◆ Input data
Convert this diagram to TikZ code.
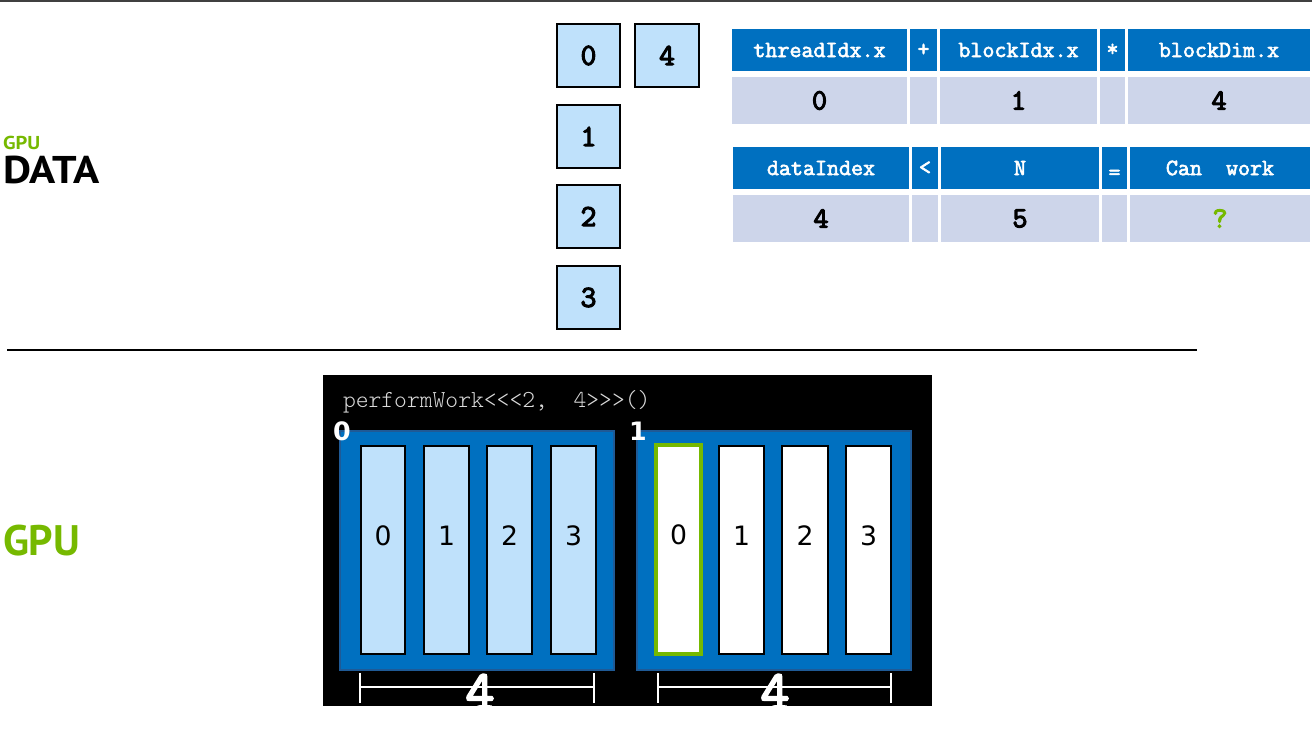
\documentclass[tikz,border=0pt]{standalone}
\usepackage{fontspec}
\setmainfont{PT Sans}
\newfontfamily\codefont{Latin Modern Mono Light}
\newfontfamily\codebold{Latin Modern Mono}[FakeBold=2.6]
\newfontfamily\codeheavy{Latin Modern Mono}[FakeBold=3.8]
\newfontfamily\digitfont{DejaVu Sans}
\definecolor{nvgreen}{HTML}{76B900}
\definecolor{cudablue}{HTML}{0070C0}
\definecolor{blockedge}{HTML}{1F5A96}
\definecolor{cellblue}{HTML}{BFE1FB}
\definecolor{rowgray}{HTML}{CDD5EA}
\definecolor{codegray}{HTML}{D9D9D9}
\definecolor{rulegray}{HTML}{404040}
% a node given by its top-left and bottom-right corners (pixel units)
\def\cell#1#2#3#4#5#6#7{\node[#6, anchor=north west, minimum width={(#4-#2)*0.75pt}, minimum height={(#5-#3)*0.75pt}] (#1) at (#2,#3) {#7};}
\begin{document}
\begin{tikzpicture}[x=0.75pt,y=-0.75pt,
  base/.style={inner sep=0pt, outer sep=0pt},
  databox/.style={base, draw=black, line width=0.8pt, fill=cellblue, font=\codeheavy\fontsize{23}{23}\selectfont},
  headcell/.style={base, fill=cudablue, text=white, font=\codebold\fontsize{17.5}{18}\selectfont},
  valcell/.style={base, fill=rowgray, text=black, font=\codeheavy\fontsize{22}{22}\selectfont},
  blockbox/.style={base, draw=blockedge, line width=1pt, fill=cudablue},
  thread/.style={base, draw=black, line width=0.8pt},
  threadnum/.style={label={[base, yshift=11pt, font=\digitfont\fontsize{20}{20}\selectfont]center:#1}},
  blocklabel/.style={base, text=white, font=\digitfont\bfseries\fontsize{19}{19}\selectfont},
  dimline/.style={draw=white, line width=2.2pt},
  dimlabel/.style={base, text=white, font=\codeheavy\fontsize{42}{42}\selectfont}]
\useasboundingbox (0,0) rectangle (1312,738);
\fill[white] (0,0) rectangle (1312,738);

% rules
\coordinate (topL) at (0,1);
\coordinate (topR) at (1312,1);
\draw[rulegray, line width=1.6pt] (topL) -- (topR);
\coordinate (midL) at (7,350);
\coordinate (midR) at (1197,350);
\draw[black, line width=2pt] (midL) -- (midR);

% side titles
\node[base, anchor=base west, text=nvgreen, font=\bfseries\fontsize{14}{14}\selectfont] (gpusmall) at (3,150) {\scalebox{1.1}[1]{GPU}};
\node[base, anchor=base west, text=black, font=\bfseries\fontsize{29}{29}\selectfont] (data) at (3,183) {\scalebox{1.12}[1]{DATA}};
\node[base, anchor=base west, text=nvgreen, font=\bfseries\fontsize{32}{32}\selectfont] (gpubig) at (3,555) {GPU};

% data elements
\cell{d0}{557}{24}{620}{87}{databox}{0}
\cell{d4}{635}{24}{699}{87}{databox}{4}
\cell{d1}{557}{105}{620}{168}{databox}{1}
\cell{d2}{557}{185}{620}{248}{databox}{2}
\cell{d3}{557}{266}{620}{329}{databox}{3}

% index calculation table
\cell{h1}{732}{29}{907}{71}{headcell}{threadIdx.x}
\cell{h2}{910}{29}{937}{71}{headcell}{+}
\cell{h3}{940}{29}{1097}{71}{headcell}{blockIdx.x}
\cell{h4}{1100}{29}{1125}{71}{headcell}{*}
\cell{h5}{1128}{29}{1310}{71}{headcell}{blockDim.x}
\cell{v1}{732}{77}{907}{124}{valcell}{0}
\cell{v2}{910}{77}{937}{124}{valcell}{}
\cell{v3}{940}{77}{1097}{124}{valcell}{1}
\cell{v4}{1100}{77}{1125}{124}{valcell}{}
\cell{v5}{1128}{77}{1310}{124}{valcell}{4}

% bounds check table
\cell{g1}{733}{147}{909}{189}{headcell}{dataIndex}
\cell{g2}{912}{147}{938}{189}{headcell}{<}
\cell{g3}{941}{147}{1099}{189}{headcell}{N}
\cell{g4}{1102}{147}{1127}{189}{headcell, label={[base, yshift=-5pt, text=white, font=\codebold\fontsize{17.5}{18}\selectfont]center:=}}{}
\cell{g5}{1130}{147}{1310}{189}{headcell}{Can\ \ work}
\cell{w1}{733}{195}{909}{242}{valcell}{4}
\cell{w2}{912}{195}{938}{242}{valcell}{}
\cell{w3}{941}{195}{1099}{242}{valcell}{5}
\cell{w4}{1102}{195}{1127}{242}{valcell}{}
\cell{w5}{1130}{195}{1310}{242}{valcell}{\textcolor{nvgreen}{?}}

% GPU panel
\cell{panel}{323}{375}{932}{706}{base, fill=black}{}
\node[base, anchor=base west, text=codegray, font=\codefont\fontsize{18.3}{18}\selectfont] (launch) at (343,407) {performWork<<<2,\ \ 4>>>()};

% block 0
\cell{b0}{340}{431}{614}{670}{blockbox}{}
\cell{b0t0}{361}{446}{405}{654}{thread, fill=cellblue, threadnum=0}{}
\cell{b0t1}{424}{446}{469}{654}{thread, fill=cellblue, threadnum=1}{}
\cell{b0t2}{487}{446}{532}{654}{thread, fill=cellblue, threadnum=2}{}
\cell{b0t3}{551}{446}{596}{654}{thread, fill=cellblue, threadnum=3}{}
\node[blocklabel] (b0lab) at (342,431) {0};

% block 1
\cell{b1}{637}{431}{911}{670}{blockbox}{}
\cell{b1t0}{656}{445}{701}{654}{thread, fill=white, draw=nvgreen, line width=2.4pt, threadnum=0}{}
\cell{b1t1}{719}{446}{764}{654}{thread, fill=white, threadnum=1}{}
\cell{b1t2}{782}{446}{828}{654}{thread, fill=white, threadnum=2}{}
\cell{b1t3}{846}{446}{891}{654}{thread, fill=white, threadnum=3}{}
\node[blocklabel] (b1lab) at (638,431) {1};

% block dimension markers
\coordinate (m0a) at (360,673); \coordinate (m0b) at (360,703);
\coordinate (m0c) at (594,673); \coordinate (m0d) at (594,703);
\coordinate (m0l) at (360,687); \coordinate (m0r) at (594,687);
\draw[dimline] (m0a) -- (m0b) (m0c) -- (m0d) (m0l) -- (m0r);
\node[dimlabel] (dim0) at (480,692) {4};

\coordinate (m1a) at (658,673); \coordinate (m1b) at (658,703);
\coordinate (m1c) at (891,673); \coordinate (m1d) at (891,703);
\coordinate (m1l) at (658,687); \coordinate (m1r) at (891,687);
\draw[dimline] (m1a) -- (m1b) (m1c) -- (m1d) (m1l) -- (m1r);
\node[dimlabel] (dim1) at (775,692) {4};
\end{tikzpicture}
\end{document}
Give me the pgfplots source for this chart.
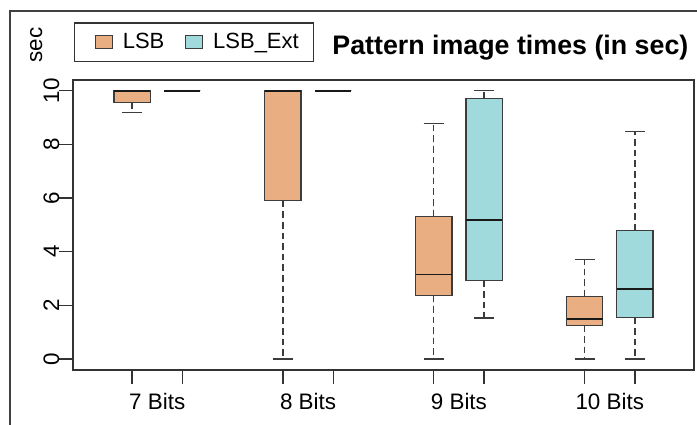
\documentclass[border=0pt]{standalone}
\usepackage{pgfplots}
\pgfplotsset{compat=1.18}
\usepgfplotslibrary{statistics}
\usepackage{fontspec}
\setmainfont{Liberation Sans}

\definecolor{lsb}{RGB}{233,175,131}
\definecolor{ext}{RGB}{160,218,220}
\definecolor{edge}{RGB}{60,60,60}

% R-style whiskers: dashed stem, solid cap
\pgfplotsset{
  boxplot/draw/lower whisker/.code={%
    \draw[/pgfplots/boxplot/every whisker/.try, dash pattern=on 3.3pt off 2pt]
      (boxplot cs:\pgfplotsboxplotvalue{lower quartile}) -- (boxplot cs:\pgfplotsboxplotvalue{lower whisker});
    \draw[/pgfplots/boxplot/every whisker/.try]
      (boxplot whisker cs:\pgfplotsboxplotvalue{lower whisker},0) --
      (boxplot whisker cs:\pgfplotsboxplotvalue{lower whisker},1);
  },
  boxplot/draw/upper whisker/.code={%
    \draw[/pgfplots/boxplot/every whisker/.try, dash pattern=on 3.3pt off 2pt]
      (boxplot cs:\pgfplotsboxplotvalue{upper quartile}) -- (boxplot cs:\pgfplotsboxplotvalue{upper whisker});
    \draw[/pgfplots/boxplot/every whisker/.try]
      (boxplot whisker cs:\pgfplotsboxplotvalue{upper whisker},0) --
      (boxplot whisker cs:\pgfplotsboxplotvalue{upper whisker},1);
  },
}

\begin{document}
\begin{tikzpicture}
% page: 697x424 px at 0.5pt per px
\path[use as bounding box] (0,0) rectangle (348.5pt,212pt);
\draw[black!75, line width=0.6pt] (5pt,-2pt) -- (5pt,206.5pt) -- (352pt,206.5pt);

\begin{axis}[
    at={(36.5pt,27pt)}, anchor=south west,
    width=310.5pt, height=145pt, scale only axis,
    xmin=-0.175, xmax=12.175,
    ymin=-0.41, ymax=10.4,
    axis line style={black!80, line width=0.7pt},
    tick pos=left, tick align=outside,
    major tick length=7pt,
    tick style={black!80, line width=0.6pt},
    ytick={0,2,4,6,8,10},
    yticklabel style={rotate=90, anchor=base, font=\fontsize{11.2}{13}\selectfont},
    xtick={1,2,4,5,7,8,10,11},
    xticklabels={,,,,,,,},
    extra x ticks={1.5,4.5,7.5,10.5},
    extra x tick labels={7 Bits,8 Bits,9 Bits,10 Bits},
    extra x tick style={tick style={draw=none}, xticklabel style={yshift=-1pt}},
    xticklabel style={font=\fontsize{11.2}{13}\selectfont},
    /pgf/number format/assume math mode=true,
    boxplot/draw direction=y,
    boxplot/box extend=0.72,
    boxplot/whisker extend=0.4,
    boxplot/every box/.style={draw=edge, line width=0.65pt},
    boxplot/every whisker/.style={draw=edge, line width=0.65pt},
    boxplot/every median/.style={draw=black!90, line width=0.85pt},
    legend columns=2,
    legend style={at={(0,1)}, anchor=south west, xshift=0.5pt, yshift=9pt,
      draw=black!80, line width=0.6pt,
      font=\fontsize{11}{13}\selectfont,
      inner xsep=5.3pt, inner ysep=3pt,
      /tikz/every odd column/.append style={column sep=3pt},
      /tikz/every even column/.append style={column sep=3.6pt}},
    legend image code/.code={\path (-4.7pt,0pt);
      \draw[#1, draw=edge, line width=0.6pt] (0pt,-3.3pt) rectangle (8.5pt,3.3pt);},
]
\addlegendimage{fill=lsb}
\addlegendentry{LSB}
\addlegendimage{fill=ext}
\addlegendentry{LSB\_Ext}

% 7 Bits
\addplot[fill=lsb, boxplot prepared={draw position=1,
  lower whisker=9.19, lower quartile=9.57, median=10, upper quartile=10, upper whisker=10}]
  coordinates {};
\addplot[fill=ext, boxplot prepared={draw position=2,
  lower whisker=10, lower quartile=10, median=10, upper quartile=10, upper whisker=10}]
  coordinates {};
% 8 Bits
\addplot[fill=lsb, boxplot prepared={draw position=4,
  lower whisker=0, lower quartile=5.9, median=10, upper quartile=10, upper whisker=10}]
  coordinates {};
\addplot[fill=ext, boxplot prepared={draw position=5,
  lower whisker=10, lower quartile=10, median=10, upper quartile=10, upper whisker=10}]
  coordinates {};
% 9 Bits
\addplot[fill=lsb, boxplot prepared={draw position=7,
  lower whisker=0, lower quartile=2.37, median=3.15, upper quartile=5.32, upper whisker=8.78}]
  coordinates {};
\addplot[fill=ext, boxplot prepared={draw position=8,
  lower whisker=1.53, lower quartile=2.93, median=5.18, upper quartile=9.70, upper whisker=10}]
  coordinates {};
% 10 Bits
\addplot[fill=lsb, boxplot prepared={draw position=10,
  lower whisker=0, lower quartile=1.25, median=1.49, upper quartile=2.33, upper whisker=3.72}]
  coordinates {};
\addplot[fill=ext, boxplot prepared={draw position=11,
  lower whisker=0, lower quartile=1.54, median=2.60, upper quartile=4.79, upper whisker=8.49}]
  coordinates {};
\end{axis}

\node[rotate=90, anchor=base, font=\fontsize{11.2}{13}\selectfont] at (21pt,189.5pt) {sec};
\node[anchor=base west, font=\fontsize{13.4}{16}\selectfont\bfseries, inner sep=0pt] at (166pt,184.5pt) {Pattern image times (in sec)};
\end{tikzpicture}
\end{document}
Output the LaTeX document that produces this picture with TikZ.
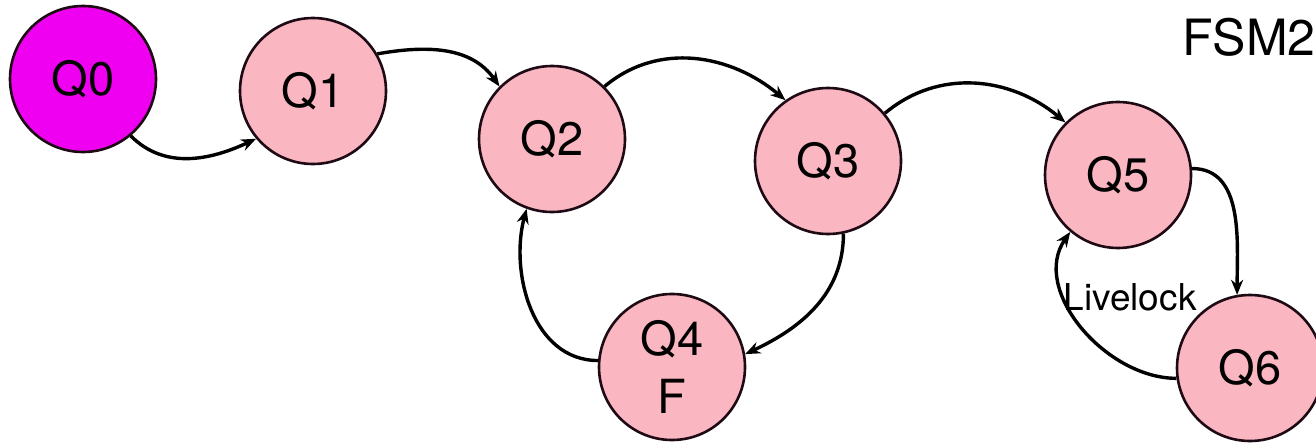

◆ Job
Say how many lines of the listing above contain "this", with no other words.

◆ Result of the task
3